The no warning is what gets me. He could walk around my chair; and, without breaking stride, pee behind the chair. He pees on the "hardwood" floors which don't even faintly resemble the grass he uses outside. At least it made more sense when he used the carpet. I'm sure I'll get flamed but I really believe in rubbing their nose in it and scolding them-seems to have gotten him away from the carpet at least.
I'm sure that in a year or so he will be housebroken, but I want to at least get him to associate the door as the way to get outside when he needs to go. hwell:


----------



## Searcher (Aug 7, 2009)

Would you rub a baby's nose in their pee? That is what you are doing. She is just a baby. And why don't you use a leash?


----------



## Fluffyspoos (Aug 11, 2009)

Go outside with him when he pees, maybe he likes being outside and he doesn't want to come in so he holds it while he's out there? After he does go potty outside, play with him for a bit so that he doesn't associate peeing with having to go inside.


----------



## Olie (Oct 10, 2009)

You do need to leash him while inside and out until this breaks. I also agree that using the crate for me has been the best for housebreaking. Never allow the dog free roam of the house until they show progress - the more room they have the more likely they pee.
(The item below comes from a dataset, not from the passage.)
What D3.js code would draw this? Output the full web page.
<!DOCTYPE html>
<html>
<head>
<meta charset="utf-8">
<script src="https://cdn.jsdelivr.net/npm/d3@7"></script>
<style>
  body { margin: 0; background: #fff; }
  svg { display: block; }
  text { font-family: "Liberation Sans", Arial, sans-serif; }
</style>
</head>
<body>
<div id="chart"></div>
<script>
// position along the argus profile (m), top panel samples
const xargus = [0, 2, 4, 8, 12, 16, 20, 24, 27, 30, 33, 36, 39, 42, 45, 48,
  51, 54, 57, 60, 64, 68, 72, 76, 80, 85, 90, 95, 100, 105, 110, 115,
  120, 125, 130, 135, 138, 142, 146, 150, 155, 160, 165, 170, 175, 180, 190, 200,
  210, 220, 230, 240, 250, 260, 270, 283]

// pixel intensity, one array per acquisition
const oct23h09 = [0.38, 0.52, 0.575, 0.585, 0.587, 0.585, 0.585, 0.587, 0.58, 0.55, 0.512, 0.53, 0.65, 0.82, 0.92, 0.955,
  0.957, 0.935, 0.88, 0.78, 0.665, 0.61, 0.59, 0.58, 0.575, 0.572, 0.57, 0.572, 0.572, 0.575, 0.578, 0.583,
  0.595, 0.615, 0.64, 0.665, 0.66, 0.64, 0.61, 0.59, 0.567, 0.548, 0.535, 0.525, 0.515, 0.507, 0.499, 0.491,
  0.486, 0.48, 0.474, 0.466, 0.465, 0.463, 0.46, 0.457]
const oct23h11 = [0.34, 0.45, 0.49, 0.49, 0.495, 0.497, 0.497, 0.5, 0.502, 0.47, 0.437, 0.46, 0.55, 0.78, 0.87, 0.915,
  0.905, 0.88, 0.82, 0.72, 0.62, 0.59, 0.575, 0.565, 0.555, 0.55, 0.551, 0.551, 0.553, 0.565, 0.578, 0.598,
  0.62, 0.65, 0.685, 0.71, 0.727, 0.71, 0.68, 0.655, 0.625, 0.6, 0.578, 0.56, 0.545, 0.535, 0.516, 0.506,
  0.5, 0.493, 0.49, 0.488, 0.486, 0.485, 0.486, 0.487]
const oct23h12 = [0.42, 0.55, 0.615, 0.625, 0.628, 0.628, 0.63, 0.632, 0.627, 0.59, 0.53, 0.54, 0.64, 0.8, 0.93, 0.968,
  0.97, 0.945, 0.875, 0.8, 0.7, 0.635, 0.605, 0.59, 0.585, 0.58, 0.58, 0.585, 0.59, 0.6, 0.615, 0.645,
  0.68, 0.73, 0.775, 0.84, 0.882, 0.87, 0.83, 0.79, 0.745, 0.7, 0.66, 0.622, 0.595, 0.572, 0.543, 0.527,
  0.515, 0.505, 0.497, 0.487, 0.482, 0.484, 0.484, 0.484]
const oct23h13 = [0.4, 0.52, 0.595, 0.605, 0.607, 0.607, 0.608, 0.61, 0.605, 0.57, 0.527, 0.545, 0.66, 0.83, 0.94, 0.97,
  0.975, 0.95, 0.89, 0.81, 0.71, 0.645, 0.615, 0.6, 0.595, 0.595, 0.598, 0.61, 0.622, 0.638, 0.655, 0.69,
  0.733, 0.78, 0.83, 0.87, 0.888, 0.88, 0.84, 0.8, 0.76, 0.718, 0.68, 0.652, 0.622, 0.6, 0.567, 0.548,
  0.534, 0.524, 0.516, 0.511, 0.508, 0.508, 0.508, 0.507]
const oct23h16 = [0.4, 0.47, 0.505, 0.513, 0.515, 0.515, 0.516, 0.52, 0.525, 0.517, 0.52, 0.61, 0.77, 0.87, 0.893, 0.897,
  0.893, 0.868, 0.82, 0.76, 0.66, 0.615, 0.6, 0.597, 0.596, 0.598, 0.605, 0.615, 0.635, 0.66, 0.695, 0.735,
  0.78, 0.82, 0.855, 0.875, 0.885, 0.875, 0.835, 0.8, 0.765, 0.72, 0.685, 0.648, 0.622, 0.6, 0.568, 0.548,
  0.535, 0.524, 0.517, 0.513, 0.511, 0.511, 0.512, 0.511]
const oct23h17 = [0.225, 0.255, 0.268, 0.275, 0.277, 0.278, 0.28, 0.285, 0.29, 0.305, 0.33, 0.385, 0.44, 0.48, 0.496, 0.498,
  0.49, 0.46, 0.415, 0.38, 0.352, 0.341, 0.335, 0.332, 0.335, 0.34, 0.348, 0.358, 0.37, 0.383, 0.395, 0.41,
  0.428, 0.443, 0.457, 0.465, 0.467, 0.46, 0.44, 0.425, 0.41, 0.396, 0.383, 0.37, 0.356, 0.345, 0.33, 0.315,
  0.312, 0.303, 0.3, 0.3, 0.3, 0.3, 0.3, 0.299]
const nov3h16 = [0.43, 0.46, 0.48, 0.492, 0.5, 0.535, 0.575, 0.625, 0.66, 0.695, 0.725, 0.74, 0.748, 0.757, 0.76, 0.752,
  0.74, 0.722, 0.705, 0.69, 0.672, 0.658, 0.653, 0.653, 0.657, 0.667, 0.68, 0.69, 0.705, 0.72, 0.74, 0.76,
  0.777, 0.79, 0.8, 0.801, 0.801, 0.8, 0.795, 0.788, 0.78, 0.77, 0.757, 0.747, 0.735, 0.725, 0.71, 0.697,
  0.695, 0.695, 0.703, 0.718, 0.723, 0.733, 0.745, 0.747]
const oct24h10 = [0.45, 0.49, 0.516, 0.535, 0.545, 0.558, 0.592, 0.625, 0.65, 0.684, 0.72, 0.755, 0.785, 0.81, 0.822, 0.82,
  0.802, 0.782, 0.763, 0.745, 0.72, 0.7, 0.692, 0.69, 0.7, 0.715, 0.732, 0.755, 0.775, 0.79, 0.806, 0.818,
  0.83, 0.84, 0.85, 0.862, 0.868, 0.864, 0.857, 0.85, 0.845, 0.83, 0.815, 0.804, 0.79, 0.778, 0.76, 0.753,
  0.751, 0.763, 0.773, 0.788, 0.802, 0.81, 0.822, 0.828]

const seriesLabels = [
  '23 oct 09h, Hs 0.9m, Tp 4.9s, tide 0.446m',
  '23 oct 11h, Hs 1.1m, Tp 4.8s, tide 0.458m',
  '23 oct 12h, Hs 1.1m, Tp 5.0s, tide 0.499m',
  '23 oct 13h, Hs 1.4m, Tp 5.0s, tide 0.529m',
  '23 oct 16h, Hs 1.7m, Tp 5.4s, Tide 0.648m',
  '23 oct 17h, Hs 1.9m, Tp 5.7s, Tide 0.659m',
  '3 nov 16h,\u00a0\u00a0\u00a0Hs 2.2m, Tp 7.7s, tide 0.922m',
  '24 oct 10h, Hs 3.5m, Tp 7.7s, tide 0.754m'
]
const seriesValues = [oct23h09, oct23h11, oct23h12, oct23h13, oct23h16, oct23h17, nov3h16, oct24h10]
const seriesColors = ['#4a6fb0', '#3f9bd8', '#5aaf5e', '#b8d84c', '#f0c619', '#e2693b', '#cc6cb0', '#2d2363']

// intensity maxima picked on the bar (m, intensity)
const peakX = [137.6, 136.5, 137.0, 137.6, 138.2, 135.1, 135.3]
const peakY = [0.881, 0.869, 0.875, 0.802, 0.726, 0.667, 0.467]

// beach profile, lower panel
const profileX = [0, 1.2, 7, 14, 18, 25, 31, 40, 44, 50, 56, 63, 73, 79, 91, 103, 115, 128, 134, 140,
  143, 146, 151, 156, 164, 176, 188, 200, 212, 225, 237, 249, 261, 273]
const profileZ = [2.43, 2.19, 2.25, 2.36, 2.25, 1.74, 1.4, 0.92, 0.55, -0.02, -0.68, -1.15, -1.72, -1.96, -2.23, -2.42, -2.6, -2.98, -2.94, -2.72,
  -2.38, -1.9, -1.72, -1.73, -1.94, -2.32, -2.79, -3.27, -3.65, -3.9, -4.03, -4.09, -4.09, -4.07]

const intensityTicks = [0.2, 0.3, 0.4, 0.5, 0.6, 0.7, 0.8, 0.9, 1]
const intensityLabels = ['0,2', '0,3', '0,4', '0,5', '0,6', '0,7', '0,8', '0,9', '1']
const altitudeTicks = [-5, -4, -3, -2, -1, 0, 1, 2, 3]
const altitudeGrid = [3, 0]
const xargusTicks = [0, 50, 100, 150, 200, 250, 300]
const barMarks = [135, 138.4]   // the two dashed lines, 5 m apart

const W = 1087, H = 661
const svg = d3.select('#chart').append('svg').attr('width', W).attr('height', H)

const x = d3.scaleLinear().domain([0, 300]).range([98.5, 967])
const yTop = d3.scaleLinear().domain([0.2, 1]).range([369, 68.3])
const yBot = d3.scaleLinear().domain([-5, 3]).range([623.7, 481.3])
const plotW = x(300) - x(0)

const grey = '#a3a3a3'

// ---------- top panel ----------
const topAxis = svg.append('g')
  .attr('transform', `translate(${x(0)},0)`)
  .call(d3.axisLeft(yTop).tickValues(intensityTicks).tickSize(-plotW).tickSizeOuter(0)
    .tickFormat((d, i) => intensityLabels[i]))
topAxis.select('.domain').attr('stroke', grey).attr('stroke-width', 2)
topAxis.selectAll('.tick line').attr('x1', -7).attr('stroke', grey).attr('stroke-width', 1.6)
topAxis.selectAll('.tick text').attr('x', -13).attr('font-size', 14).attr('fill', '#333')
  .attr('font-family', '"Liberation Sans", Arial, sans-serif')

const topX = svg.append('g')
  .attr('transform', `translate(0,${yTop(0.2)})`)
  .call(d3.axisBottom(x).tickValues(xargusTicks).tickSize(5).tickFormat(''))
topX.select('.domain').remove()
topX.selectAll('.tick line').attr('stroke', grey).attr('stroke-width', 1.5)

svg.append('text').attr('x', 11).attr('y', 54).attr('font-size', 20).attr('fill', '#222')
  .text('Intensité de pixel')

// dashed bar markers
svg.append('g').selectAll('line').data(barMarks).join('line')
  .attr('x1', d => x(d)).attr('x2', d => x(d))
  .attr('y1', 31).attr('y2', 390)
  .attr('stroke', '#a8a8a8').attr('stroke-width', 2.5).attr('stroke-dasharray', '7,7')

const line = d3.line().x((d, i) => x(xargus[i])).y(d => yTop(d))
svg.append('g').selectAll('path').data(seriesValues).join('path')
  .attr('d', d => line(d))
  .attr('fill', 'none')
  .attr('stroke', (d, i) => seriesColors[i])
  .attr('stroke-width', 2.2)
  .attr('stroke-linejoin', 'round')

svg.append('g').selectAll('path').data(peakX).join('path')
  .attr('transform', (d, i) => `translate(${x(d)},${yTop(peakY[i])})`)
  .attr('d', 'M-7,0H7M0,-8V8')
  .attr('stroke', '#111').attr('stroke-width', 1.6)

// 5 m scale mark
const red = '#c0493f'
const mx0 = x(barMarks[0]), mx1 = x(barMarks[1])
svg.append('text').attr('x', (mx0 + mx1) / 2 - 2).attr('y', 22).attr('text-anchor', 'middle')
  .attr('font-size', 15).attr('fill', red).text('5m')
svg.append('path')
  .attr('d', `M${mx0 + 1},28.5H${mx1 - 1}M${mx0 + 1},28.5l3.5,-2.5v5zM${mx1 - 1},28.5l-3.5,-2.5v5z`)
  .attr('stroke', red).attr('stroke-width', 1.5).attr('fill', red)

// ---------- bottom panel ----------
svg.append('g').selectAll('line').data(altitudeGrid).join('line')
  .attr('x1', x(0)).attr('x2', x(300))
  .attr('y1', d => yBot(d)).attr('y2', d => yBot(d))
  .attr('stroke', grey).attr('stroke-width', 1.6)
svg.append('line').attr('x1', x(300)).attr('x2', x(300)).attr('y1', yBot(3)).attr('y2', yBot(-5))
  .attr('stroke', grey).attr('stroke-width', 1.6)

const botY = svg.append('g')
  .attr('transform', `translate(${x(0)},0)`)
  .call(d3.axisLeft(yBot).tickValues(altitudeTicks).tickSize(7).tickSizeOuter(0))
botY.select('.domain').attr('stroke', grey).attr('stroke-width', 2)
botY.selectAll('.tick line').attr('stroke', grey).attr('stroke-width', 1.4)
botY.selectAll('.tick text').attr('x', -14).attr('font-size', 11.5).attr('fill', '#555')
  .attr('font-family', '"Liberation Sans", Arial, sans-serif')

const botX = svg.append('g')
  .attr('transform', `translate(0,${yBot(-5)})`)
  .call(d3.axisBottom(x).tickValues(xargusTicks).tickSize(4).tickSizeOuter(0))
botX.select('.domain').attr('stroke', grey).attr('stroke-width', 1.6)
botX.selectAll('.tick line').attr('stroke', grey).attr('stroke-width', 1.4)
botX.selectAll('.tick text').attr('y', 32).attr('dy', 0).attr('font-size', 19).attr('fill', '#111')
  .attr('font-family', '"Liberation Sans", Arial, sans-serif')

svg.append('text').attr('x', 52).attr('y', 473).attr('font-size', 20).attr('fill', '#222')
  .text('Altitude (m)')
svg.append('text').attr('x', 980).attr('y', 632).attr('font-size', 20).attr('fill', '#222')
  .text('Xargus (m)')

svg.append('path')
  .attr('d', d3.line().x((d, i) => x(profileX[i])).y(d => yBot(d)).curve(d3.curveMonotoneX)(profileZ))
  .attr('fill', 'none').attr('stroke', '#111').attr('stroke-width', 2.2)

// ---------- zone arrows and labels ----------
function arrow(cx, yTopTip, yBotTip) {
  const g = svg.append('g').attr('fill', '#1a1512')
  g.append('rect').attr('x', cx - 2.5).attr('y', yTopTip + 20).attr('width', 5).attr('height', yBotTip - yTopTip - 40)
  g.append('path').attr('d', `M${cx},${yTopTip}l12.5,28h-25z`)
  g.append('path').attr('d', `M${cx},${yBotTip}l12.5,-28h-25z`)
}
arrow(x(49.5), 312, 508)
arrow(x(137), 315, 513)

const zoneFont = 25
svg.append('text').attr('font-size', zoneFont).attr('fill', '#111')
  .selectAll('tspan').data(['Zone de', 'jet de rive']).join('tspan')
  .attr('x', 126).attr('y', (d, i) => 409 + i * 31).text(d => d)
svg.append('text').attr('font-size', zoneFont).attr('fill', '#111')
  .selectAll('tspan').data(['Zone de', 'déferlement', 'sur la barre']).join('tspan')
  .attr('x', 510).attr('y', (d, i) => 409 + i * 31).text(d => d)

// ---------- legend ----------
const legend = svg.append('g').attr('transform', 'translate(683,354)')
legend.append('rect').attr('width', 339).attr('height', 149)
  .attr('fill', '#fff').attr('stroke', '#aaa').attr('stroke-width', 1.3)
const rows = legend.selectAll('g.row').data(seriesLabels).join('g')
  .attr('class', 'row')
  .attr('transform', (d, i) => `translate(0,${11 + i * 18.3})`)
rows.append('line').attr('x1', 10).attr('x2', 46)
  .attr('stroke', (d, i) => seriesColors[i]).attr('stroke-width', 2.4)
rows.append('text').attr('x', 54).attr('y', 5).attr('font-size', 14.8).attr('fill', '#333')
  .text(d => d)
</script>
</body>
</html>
Boundries need set and you have to stick to them. I have potty trained many dogs over the years and my last3 were all crate trained. The rest were not - for me it was a way better and quicker outcome. 

I agree when they pee, note it that is a no and right after - pick the dog up and take it outside to the "potty" area. 
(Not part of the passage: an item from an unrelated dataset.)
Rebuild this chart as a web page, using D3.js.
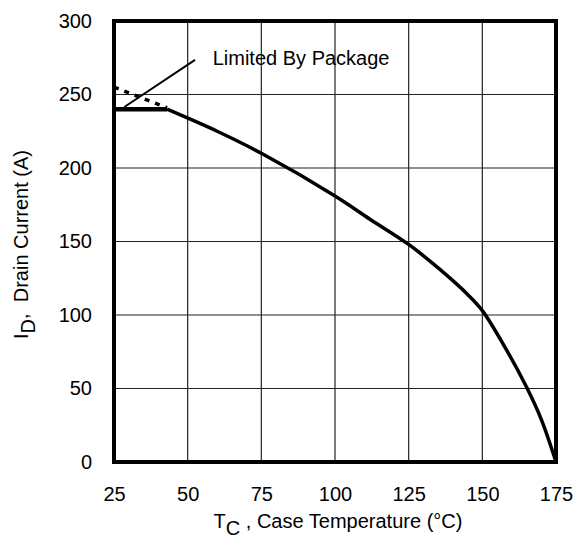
<!DOCTYPE html>
<meta charset="utf-8">
<script src="https://d3js.org/d3.v7.min.js"></script>
<style>
  body { margin: 0; background: #fff; }
  text { font-family: "Liberation Sans", Arial, sans-serif; fill: #000; white-space: pre; }
</style>
<div id="chart"></div>
<script>
// case temperature (°C) vs drain current (A)
var tempC   = [43, 60, 75, 100, 112, 125, 135, 145, 150, 158, 165, 170, 175];
var current = [240, 225, 210, 181, 165, 148, 132, 114, 103, 77, 51, 29, 0];

// package limit (flat) and the silicon limit above it (dashed)
var pkgTemp = [25, 43];
var pkgCurrent = [240, 240];
var siTemp = [25, 34, 43];
var siCurrent = [255, 248, 241];

// annotation pointer
var noteTemp = [28.5, 52.5];
var noteCurrent = [241.5, 273.5];
var noteText = "Limited By Package";

var xTicks = [25, 50, 75, 100, 125, 150, 175];
var yTicks = [0, 50, 100, 150, 200, 250, 300];

var margin = {top: 21, right: 18, bottom: 84, left: 114},
    width = 574 - margin.left - margin.right,
    height = 546 - margin.top - margin.bottom;

var svg = d3.select("#chart")
  .append("svg")
    .attr("width", 574)
    .attr("height", 546)
  .append("g")
    .attr("transform", "translate(" + margin.left + "," + margin.top + ")");

var x = d3.scaleLinear().domain([25, 175]).range([0, width]);
var y = d3.scaleLinear().domain([0, 300]).range([height, 0]);

// grid
svg.append("g")
  .selectAll("line")
  .data(xTicks)
  .enter().append("line")
    .attr("x1", d => x(d)).attr("x2", d => x(d))
    .attr("y1", 0).attr("y2", height)
    .attr("stroke", "#222").attr("stroke-width", 1.2);
svg.append("g")
  .selectAll("line")
  .data(yTicks)
  .enter().append("line")
    .attr("y1", d => y(d)).attr("y2", d => y(d))
    .attr("x1", 0).attr("x2", width)
    .attr("stroke", "#222").attr("stroke-width", 1.2);

// axes (labels only)
var xAxis = svg.append("g")
  .attr("transform", "translate(0," + height + ")")
  .call(d3.axisBottom(x).tickValues(xTicks).tickSize(0).tickPadding(25));
var yAxis = svg.append("g")
  .call(d3.axisLeft(y).tickValues(yTicks).tickSize(0).tickPadding(22));
[xAxis, yAxis].forEach(function (a) {
  a.select(".domain").remove();
  a.selectAll("text").style("font-size", "20px").attr("font-family", null);
});

// frame
svg.append("rect")
  .attr("x", 0).attr("y", 0)
  .attr("width", width).attr("height", height)
  .attr("fill", "none").attr("stroke", "#000").attr("stroke-width", 4);

var line = d3.line()
  .x(d => x(d[0]))
  .y(d => y(d[1]));

// main curve
svg.append("path")
  .datum(d3.zip(tempC, current))
  .attr("d", line.curve(d3.curveCatmullRom))
  .attr("fill", "none").attr("stroke", "#000").attr("stroke-width", 3.5);

// package limit
svg.append("path")
  .datum(d3.zip(pkgTemp, pkgCurrent))
  .attr("d", line.curve(d3.curveLinear))
  .attr("fill", "none").attr("stroke", "#000").attr("stroke-width", 4.5);

// dashed silicon limit
svg.append("path")
  .datum(d3.zip(siTemp, siCurrent))
  .attr("d", line.curve(d3.curveLinear))
  .attr("fill", "none").attr("stroke", "#000").attr("stroke-width", 3.5)
  .attr("stroke-dasharray", "5,6");

// annotation
svg.append("path")
  .datum(d3.zip(noteTemp, noteCurrent))
  .attr("d", line.curve(d3.curveLinear))
  .attr("fill", "none").attr("stroke", "#000").attr("stroke-width", 2);
svg.append("text")
  .attr("x", x(58.5)).attr("y", y(270))
  .style("font-size", "20px")
  .text(noteText);

// axis titles
var xl = svg.append("text")
  .attr("x", width / 2 + 3).attr("y", height + 66)
  .attr("text-anchor", "middle")
  .style("font-size", "20px");
xl.append("tspan").text("T");
xl.append("tspan").attr("dy", 7).text("C");
xl.append("tspan").attr("dy", -7).text(" , Case Temperature (°C)");

var yl = svg.append("text")
  .attr("transform", "translate(" + (-86) + "," + (height / 2 + 3) + ") rotate(-90)")
  .attr("text-anchor", "middle")
  .style("font-size", "20px");
yl.append("tspan").text("I");
yl.append("tspan").attr("dy", 7).text("D");
yl.append("tspan").attr("dy", -7).text(",  Drain Current (A)");
</script>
Rubbing their face in it.....I see no point, you just have to clean the face afterwards, giving attention that that the dog should not have after peeing on the floor....


----------



## Shipper (May 14, 2010)

Searcher said:


> Would you rub a baby's nose in their pee? That is what you are doing. She is just a baby. And why don't you use a leash?
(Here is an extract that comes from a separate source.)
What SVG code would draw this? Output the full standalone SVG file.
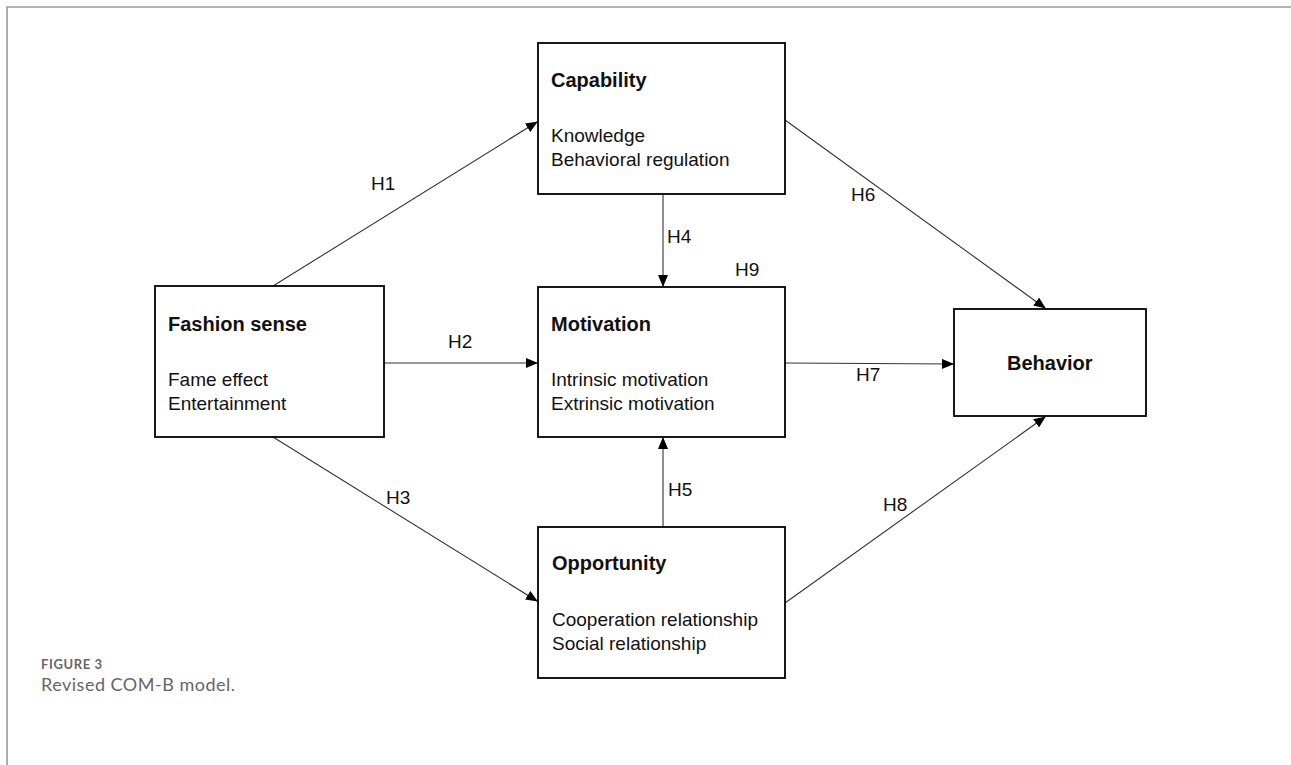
<svg xmlns="http://www.w3.org/2000/svg" width="1291" height="765" viewBox="0 0 1291 765">
<defs>
<marker id="arr" markerWidth="12" markerHeight="10" refX="11" refY="5" orient="auto" markerUnits="userSpaceOnUse">
<path d="M0,0 L12,5 L0,10 Z" fill="#000"/>
</marker>
<style>
.box{fill:#fff;stroke:#000;stroke-width:1.8}
.t{font-family:"Liberation Sans",Arial,sans-serif;font-size:19px;fill:#111}
.b{font-weight:bold;font-size:20px}
.lbl{font-family:"Liberation Sans",Arial,sans-serif;font-size:19px;fill:#111}
.c{stroke:#333;stroke-width:1.1;fill:none;marker-end:url(#arr)}
.frame{stroke:#999;stroke-width:1.6;fill:none}
.cap1{font-family:Lato,"Open Sans",sans-serif;font-size:13px;font-weight:bold;letter-spacing:0.6px;fill:#666}
.cap2{font-family:Lato,"Open Sans",sans-serif;font-size:18px;letter-spacing:0.5px;fill:#666}
</style>
</defs>
<rect width="1291" height="765" fill="#fff"/>
<path class="frame" d="M7,765 L7,7 L1291,7"/>

<g id="connectors">
<line class="c" x1="273" y1="286" x2="537" y2="122"/>
<line class="c" x1="384" y1="363" x2="537" y2="363"/>
<line class="c" x1="273" y1="437" x2="537" y2="601"/>
<line class="c" x1="663" y1="194" x2="663" y2="286"/>
<line class="c" x1="663" y1="527" x2="663" y2="438"/>
<line class="c" x1="785" y1="120" x2="1045" y2="308"/>
<line class="c" x1="785" y1="363" x2="953" y2="364"/>
<line class="c" x1="785" y1="603" x2="1045" y2="417"/>
<text class="lbl" x="371" y="190">H1</text>
<text class="lbl" x="448" y="348">H2</text>
<text class="lbl" x="386" y="504">H3</text>
<text class="lbl" x="667" y="243">H4</text>
<text class="lbl" x="668" y="496">H5</text>
<text class="lbl" x="851" y="201">H6</text>
<text class="lbl" x="856" y="381">H7</text>
<text class="lbl" x="883" y="511">H8</text>
<text class="lbl" x="735" y="276">H9</text>
</g>

<g id="capability">
<rect class="box" x="538" y="43" width="247" height="151"/>
<text class="t b" x="551" y="87">Capability</text>
<text class="t" x="551" y="142">Knowledge</text>
<text class="t" x="551" y="166">Behavioral regulation</text>
</g>

<g id="fashion-sense">
<rect class="box" x="155" y="286" width="229" height="151"/>
<text class="t b" x="168" y="331">Fashion sense</text>
<text class="t" x="168" y="386">Fame effect</text>
<text class="t" x="168" y="410">Entertainment</text>
</g>

<g id="motivation">
<rect class="box" x="538" y="287" width="247" height="150"/>
<text class="t b" x="551" y="331">Motivation</text>
<text class="t" x="551" y="386">Intrinsic motivation</text>
<text class="t" x="551" y="410">Extrinsic motivation</text>
</g>

<g id="opportunity">
<rect class="box" x="538" y="527" width="247" height="151"/>
<text class="t b" x="552" y="570">Opportunity</text>
<text class="t" x="552" y="626">Cooperation relationship</text>
<text class="t" x="552" y="650">Social relationship</text>
</g>

<g id="behavior">
<rect class="box" x="954" y="309" width="192" height="107"/>
<text class="t b" x="1007" y="370">Behavior</text>
</g>

<g id="caption">
<text class="cap1" x="41" y="669">FIGURE 3</text>
<text class="cap2" x="41" y="691">Revised COM-B model.</text>
</g>
</svg>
Did you even read my posts? In the case of a baby I would just keep changing diapers-what the H*ll has that got to do with a almost 6 month old puppy?
We had to board the puppy for 5 days while we took a trip where dogs were not allowed. We boarded with my friend who is a VETERINARIAN. It seems that after 5 days that the puppies bladder got mis-adjusted because he was in a cage.
Why should I use a lease in my own backyard when the the puppy will squat on command and do his job. If a lease is the magic answer then explain it instead of criticizing me for rubbing his nose in it.


----------



## Shipper (May 14, 2010)

Olie,
Thank you for your helpful comment. I was mad when I rubbed his nose in his pee, but the mess was much harder to clean up than the little bit of pee on his nose. I do it to relate to his mistake because it seems if you scold him without a reference, it's a waste of effort.
But of course I could be wrong and that's why I asked for advise. I do not believe that a puppy is the same as a baby as someone suggested. A 6 month old puppy is much further advanced than a baby of the same age and besides there is really no comparison.


----------



## partial2poodles (Feb 11, 2010)

I just aquired this little 7 month old shih tzu. Totally unhousbroken! Thats why they gave her up...oh and that she might be pregnant, too.! Anyway, since she has been with me, I am like puppy boot camp compared to the little old lady she lived with...there she had NO RULES and FREE RUN of the house and big yard. Now she is in her cage ALOT, then goes out to the small fenced in area out front. IF she goes pe or poop, I make a HUGE PARTY out of it. We clap and squeal with delight. If she thinks its just playtime and does nothing or stands by the door, BACK IN YOUR CAGE. I have had her 2 weeks today. She is doing it totally outside. I am really strict with feeding times and I give her lots of exercise right before bed. ALSO she is very low dog on the totem pole. At her other house, she was queeen bee and ruled the house. NO MORE of that here. you will obey MY RULES now. I have never had to yell at her, spank her or yank her. Its all verbal....high pitched for happy goodness. LOW tones and angry voice for badness.


----------